Metrics describe what happened under the recorded settings. Review assumptions and data completeness before comparing jobs or promoting a revision.
Read result fields together:
- PnL describes profit and loss under the recorded settings.
- Max drawdown and high-water mark describe the shape of the evaluated result path.
- Continuous-time Sharpe ratio is a risk-adjusted comparison aid.
- Rolling position shows how simulated exposure changed over time.
- Trade count and event count help explain activity level.
- Data completeness shows whether the requested historical range had enough available data for interpretation.
For detailed result interpretation, see Backtest result metrics.
What affects a job
Section titled “What affects a job”Backtest job results are affected by:
- Historical data quality and coverage.
- Strategy revision logic.
- Fixed node parameters.
- Strategy Variable values.
- Starting balances.
- Fees.
- Slippage.
- Latency.
- Liquidity assumptions.
- Venue Simulator behavior.
- The current limitation that the Venue Simulator does not model the full exchange order book.
For simulator behavior, see Venue Simulator methodology. For assumption and coverage details, see Simulator assumptions and data completeness.
How jobs inform live deployments
Section titled “How jobs inform live deployments”Backtest jobs support the research and promotion workflow:
- Evaluate one revision over a historical time range.
- Compare revisions with job settings attached.
- Review result metrics, assumptions, and data completeness.
- Create a new revision when the result points to a strategy change.

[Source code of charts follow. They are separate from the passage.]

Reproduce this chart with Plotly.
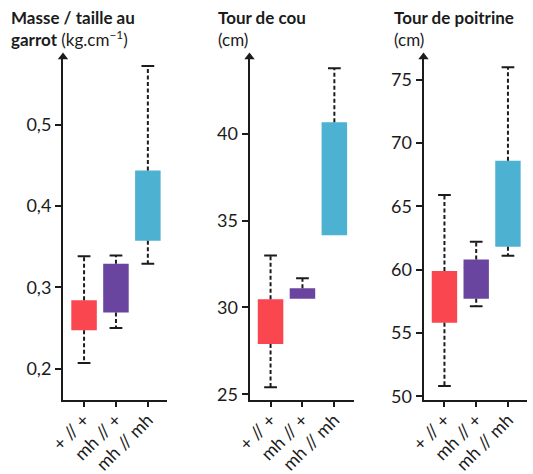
import plotly.graph_objects as go

# Genotypes shown on every panel
genotypes = ["+ // +", "mh // +", "mh // mh"]

# Masse / taille au garrot (kg.cm-1): whisker low, box low, box high, whisker high
masse_low = [0.207, 0.250, 0.329]
masse_q1 = [0.247, 0.269, 0.357]
masse_q3 = [0.284, 0.329, 0.4435]
masse_high = [0.338, 0.339, 0.572]

# Tour de cou (cm)
cou_low = [25.42, 30.5, 34.15]
cou_q1 = [27.9, 30.5, 34.15]
cou_q3 = [30.48, 31.1, 40.65]
cou_high = [32.99, 31.68, 43.75]

# Tour de poitrine (cm)
poitrine_low = [50.8, 57.1, 61.1]
poitrine_q1 = [55.8, 57.7, 61.8]
poitrine_q3 = [59.9, 60.8, 68.6]
poitrine_high = [65.9, 62.2, 76.0]

colors = ["#F9464F", "#6A45A0", "#4DB2D2"]

W, H = 533, 474
FONT = "Lato"
INK = "#1b1b1b"

panels = [
    dict(low=masse_low, q1=masse_q1, q3=masse_q3, high=masse_high,
         yrange=[0.162, 0.583], dtick=0.1, tick0=0.2, xpx=(63, 167),
         title="<b>Masse / taille au</b><br><b>garrot</b> (kg.cm<sup>−1</sup>)", tx=9),
    dict(low=cou_low, q1=cou_q1, q3=cou_q3, high=cou_high,
         yrange=[24.71, 44.4], dtick=5, tick0=25, xpx=(249.5, 353.5),
         title="<b>Tour de cou</b><br>(cm)", tx=216),
    dict(low=poitrine_low, q1=poitrine_q1, q3=poitrine_q3, high=poitrine_high,
         yrange=[49.74, 76.8], dtick=5, tick0=50, xpx=(423.5, 527),
         title="<b>Tour de poitrine</b><br>(cm)", tx=392),
]

y_bottom_px, y_top_px = 399.5, 57
ydom = [(H - y_bottom_px) / H, (H - y_top_px) / H]
xrange = [-0.66, 2.6]

fig = go.Figure()
annotations = []
cap = 0.2

for i, p in enumerate(panels):
    sfx = "" if i == 0 else str(i + 1)
    xa, ya = "x" + sfx, "y" + sfx
    xs = list(range(len(genotypes)))

    # whiskers: dashed stems from box edges, solid caps
    for j in xs:
        for a, b in ((p["q3"][j], p["high"][j]), (p["q1"][j], p["low"][j])):
            if abs(b - a) < 1e-9:
                continue
            fig.add_trace(go.Scatter(x=[j, j], y=[a, b], mode="lines",
                                     line=dict(color=INK, width=2, dash="4px,2.5px"),
                                     xaxis=xa, yaxis=ya, showlegend=False, hoverinfo="skip"))
            fig.add_trace(go.Scatter(x=[j - cap, j + cap], y=[b, b], mode="lines",
                                     line=dict(color=INK, width=2),
                                     xaxis=xa, yaxis=ya, showlegend=False, hoverinfo="skip"))

    # interquartile boxes as floating bars
    fig.add_trace(go.Bar(x=xs, base=p["q1"],
                         y=[h - l for h, l in zip(p["q3"], p["q1"])],
                         width=0.8, marker=dict(color=colors, line=dict(width=0)),
                         xaxis=xa, yaxis=ya, showlegend=False))

    # arrow head on top of the y axis
    fig.add_trace(go.Scatter(x=[xrange[0]], y=[p["yrange"][1]], mode="markers",
                             marker=dict(symbol="triangle-up", size=9, color=INK),
                             cliponaxis=False, xaxis=xa, yaxis=ya,
                             showlegend=False, hoverinfo="skip"))

    x0, x1 = p["xpx"]
    fig.update_layout(**{
        "xaxis" + sfx: dict(domain=[x0 / W, x1 / W], range=xrange, anchor=ya,
                            automargin=False, ticklabelstandoff=-4,
                            tickmode="array", tickvals=xs, ticktext=genotypes,
                            tickangle=-45, showline=True, linecolor=INK, linewidth=2,
                            ticks="outside", ticklen=5, tickwidth=2, tickcolor=INK,
                            showgrid=False, zeroline=False,
                            tickfont=dict(family=FONT, size=18, color=INK)),
        "yaxis" + sfx: dict(domain=ydom, range=p["yrange"], anchor=xa,
                            automargin=False,
                            tick0=p["tick0"], dtick=p["dtick"],
                            showline=True, linecolor=INK, linewidth=2,
                            ticks="outside", ticklen=6, tickwidth=2, tickcolor=INK,
                            showgrid=False, zeroline=False,
                            tickfont=dict(family=FONT, size=18, color=INK)),
    })

    annotations.append(dict(xref="paper", yref="paper", x=p["tx"] / W, y=1 - 5 / H,
                            xanchor="left", yanchor="top", align="left", showarrow=False,
                            text=p["title"],
                            font=dict(family=FONT, size=17, color=INK)))

fig.update_layout(width=W, height=H, margin=dict(l=0, r=0, t=0, b=0, autoexpand=False),
                  paper_bgcolor="white", plot_bgcolor="white",
                  separators=", ", barmode="overlay", annotations=annotations,
                  font=dict(family=FONT, color=INK))

fig.write_html("out.html")
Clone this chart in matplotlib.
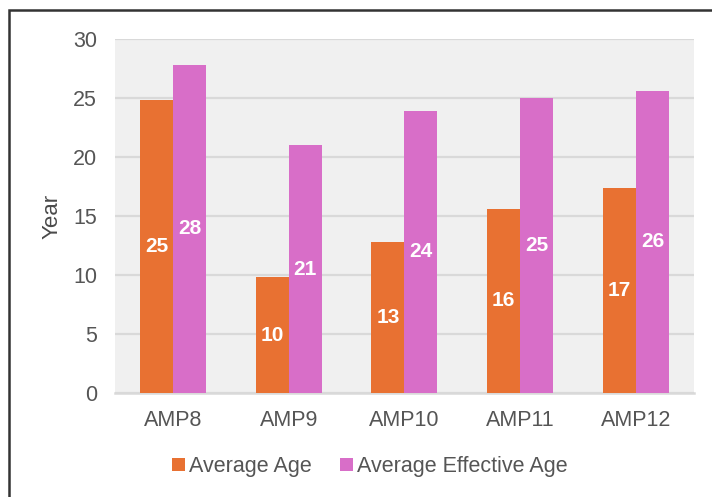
import numpy as np
import matplotlib
matplotlib.use('Agg')
import matplotlib.pyplot as plt
from matplotlib.patches import Rectangle

plt.rcParams['font.family'] = ['Liberation Sans', 'DejaVu Sans']

# Age data per AMP unit (years)
units = ['AMP8', 'AMP9', 'AMP10', 'AMP11', 'AMP12']
average_age = [24.8, 9.8, 12.8, 15.6, 17.4]
effective_age = [27.8, 21.0, 23.9, 25.0, 25.6]

orange = '#E87132'
purple = '#D86EC8'
text_grey = '#555555'

fig = plt.figure(figsize=(7.12, 4.97), dpi=100)
ax = fig.add_axes([0.1615, 0.2093, 0.8132, 0.7123])
ax.set_facecolor('#F0F0F0')

x = np.arange(len(units))
w = 0.285
b1 = ax.bar(x - w / 2, average_age, w, color=orange, label='Average Age', zorder=3)
b2 = ax.bar(x + w / 2, effective_age, w, color=purple, label='Average Effective Age', zorder=3)

# value labels in the middle of each bar
for bars in (b1, b2):
    for rect in bars:
        h = rect.get_height()
        ax.text(rect.get_x() + rect.get_width() / 2, h / 2, '{:.0f}'.format(h),
                ha='center', va='center', color='white', fontsize=15,
                fontweight='bold', zorder=4)

ax.set_xlim(-0.5, 4.5)
ax.set_ylim(0, 30)
ax.set_yticks(range(0, 31, 5))
ax.set_xticks(x)
ax.set_xticklabels(units)
ax.yaxis.grid(True, color='#D9D9D9', linewidth=1.6, zorder=1)
ax.set_axisbelow(True)
for side in ['top', 'right', 'left']:
    ax.spines[side].set_visible(False)
ax.spines['bottom'].set_color('#D9D9D9')
ax.spines['bottom'].set_linewidth(1.8)
ax.tick_params(axis='both', length=0, labelsize=15.5, colors=text_grey)
ax.tick_params(axis='y', pad=13)
ax.tick_params(axis='x', pad=12)

ax.set_ylabel('Year', fontsize=16, color='#4a4a4a')
ax.yaxis.set_label_coords(-0.091, 0.5)

fig.legend(handles=[b1, b2], loc='center', bbox_to_anchor=(0.519, 0.061),
           ncol=2, frameon=False, fontsize=15.5, labelcolor=text_grey,
           handlelength=0.6, handleheight=0.6, handletextpad=0.2,
           columnspacing=1.3)

# outer frame around the chart
fig.patches.append(Rectangle((8.5 / 712, -0.05), 1.1, 1 - 9.5 / 497 + 0.05,
                             transform=fig.transFigure, fill=False,
                             edgecolor='#333333', linewidth=1.8))

fig.savefig('out.png', dpi=100)
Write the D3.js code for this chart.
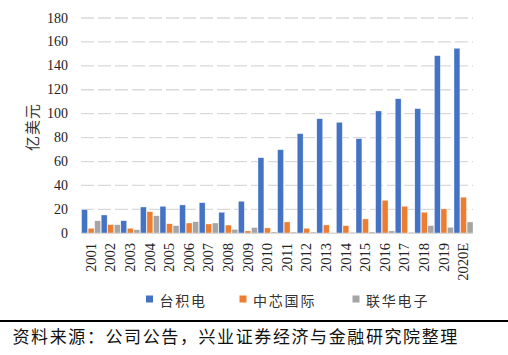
<!DOCTYPE html>
<html><head><meta charset="utf-8">
<script src="https://cdn.jsdelivr.net/npm/d3@7"></script>
<style>
html,body{margin:0;padding:0;background:#fff;}
svg{display:block;}
</style></head>
<body>
<svg id="chart" width="508" height="355"></svg>
<script>
const years = ["2001","2002","2003","2004","2005","2006","2007","2008","2009","2010","2011","2012","2013","2014","2015","2016","2017","2018","2019","2020E"];
const seriesNames = ["台积电","中芯国际","联华电子"];
const tsmc = [19.8,15.3,10.5,22.0,22.6,23.7,25.6,17.6,26.8,63.2,69.9,83.3,95.8,92.8,79.1,102.3,112.5,104.2,148.5,154.7];
const smic = [4.2,7.2,4.2,18.1,8.0,8.6,7.8,6.9,2.0,4.5,9.5,4.2,7.0,6.4,12.0,27.6,22.6,17.6,20.4,30.2];
const umc = [10.5,7.2,3.0,14.7,6.4,9.7,8.6,3.3,4.8,1.1,1.0,1.0,0.5,0.8,1.1,2.0,0.8,6.4,5.0,9.5];
const yTicks = [0,20,40,60,80,100,120,140,160,180];
const colors = ["#4472C4","#ED7D31","#A5A5A5"];
const sourceText = "资料来源：公司公告，兴业证券经济与金融研究院整理";
const yTitle = "亿美元";

const svg = d3.select("#chart");
const pLeft = 81, pRight = 473, pTop = 18, pBottom = 233.3;
const x = d3.scaleBand().domain(years).range([pLeft, pRight]).padding(0);
const bw = x.bandwidth();
const xs = d3.scaleBand().domain(seriesNames).range([0.6, bw]).paddingInner(0.1).paddingOuter(0);
const y = d3.scaleLinear().domain([0,180]).range([pBottom, pTop]);
const data = [tsmc, smic, umc];

// gridlines
svg.append("g").selectAll("line").data(yTicks.filter(d => d > 0)).join("line")
  .attr("x1", pLeft).attr("x2", pRight)
  .attr("y1", d => y(d)).attr("y2", d => y(d))
  .attr("stroke", "#d9d9d9").attr("stroke-width", 1.3)
  .attr("stroke-dasharray", "13,4");

// y labels
svg.append("g").selectAll("text").data(yTicks).join("text")
  .attr("x", 68).attr("y", d => y(d))
  .attr("text-anchor", "end").attr("dominant-baseline", "central")
  .attr("font-family", "Liberation Serif, serif").attr("font-size", 14)
  .attr("fill", "#222").text(d => d);

// bars
seriesNames.forEach((s, i) => {
  svg.append("g").selectAll("rect").data(years).join("rect")
    .attr("x", (d) => x(d) + xs(s))
    .attr("width", xs.bandwidth())
    .attr("y", (d, j) => y(data[i][j]))
    .attr("height", (d, j) => y(0) - y(data[i][j]))
    .attr("fill", colors[i])
    .attr("stroke", "#fff").attr("stroke-width", 0.5).attr("stroke-opacity", 0.7);
});

// baseline
svg.append("line").attr("x1", pLeft).attr("x2", pRight)
  .attr("y1", y(0)).attr("y2", y(0))
  .attr("stroke", "#d9d9d9").attr("stroke-width", 1.2);

// x labels
svg.append("g").selectAll("text").data(years).join("text")
  .attr("transform", d => `translate(${x(d) + bw/2},243) rotate(-90)`)
  .attr("text-anchor", "end").attr("dominant-baseline", "central")
  .attr("font-family", "Liberation Serif, serif").attr("font-size", 14.5)
  .attr("fill", "#222").text(d => d);

// y title
svg.append("text")
  .attr("transform", "translate(31,127) rotate(-90)")
  .attr("text-anchor", "middle").attr("dominant-baseline", "central")
  .attr("font-family", "Noto Sans CJK SC, sans-serif").attr("font-size", 15)
  .attr("letter-spacing", 1)
  .attr("fill", "#333").text(yTitle);

// legend
const legX = [146, 239.5, 352.5];
seriesNames.forEach((s, i) => {
  svg.append("rect").attr("x", legX[i]).attr("y", 295.5).attr("width", 7).attr("height", 7).attr("fill", colors[i]);
  svg.append("text").attr("x", legX[i] + 13.5).attr("y", 299.5)
    .attr("dominant-baseline", "central")
    .attr("font-family", "Noto Sans CJK SC, sans-serif").attr("font-size", 14)
    .attr("letter-spacing", 1.8)
    .attr("fill", "#333").text(s);
});

// separator line
svg.append("line").attr("x1", 0).attr("x2", 508).attr("y1", 321).attr("y2", 321)
  .attr("stroke", "#000").attr("stroke-width", 2);

// source
svg.append("text").attr("x", 12.5).attr("y", 335)
  .attr("dominant-baseline", "central")
  .attr("font-family", "Noto Sans CJK SC, sans-serif").attr("font-size", 17)
  .attr("letter-spacing", 1.6)
  .attr("fill", "#111").text(sourceText);
</script>
</body></html>
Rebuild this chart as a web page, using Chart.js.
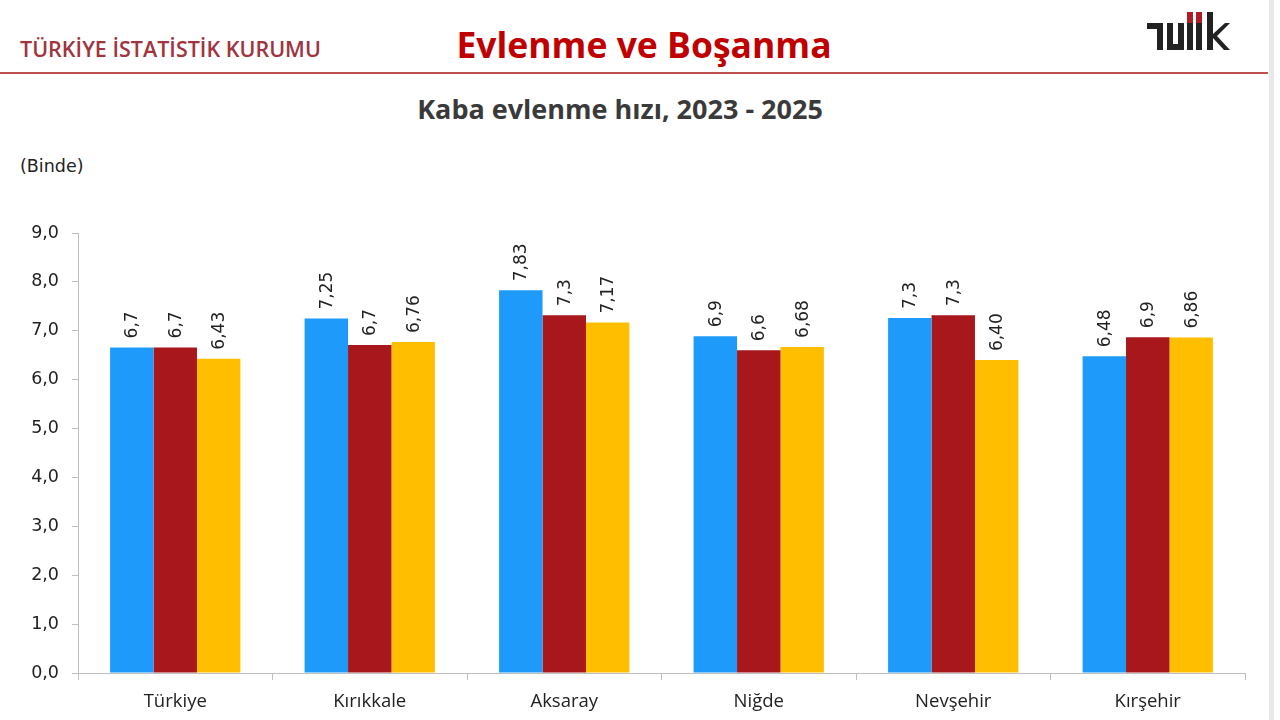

- Start a live deployment only after selecting the revision, Strategy Variable values, connected account, venue context, permissions, and deployment settings.
A backtest job does not become a live deployment by itself. Promotion is an explicit user action.
Limits and interpretation
Section titled “Limits and interpretation”Use backtest jobs as one input to your decision-making process.
Backtest job results do not predict future results, guarantee returns, guarantee risk reduction, or guarantee live execution quality. Market conditions, venue behavior, liquidity, fees, latency, and fills can differ from the recorded simulation.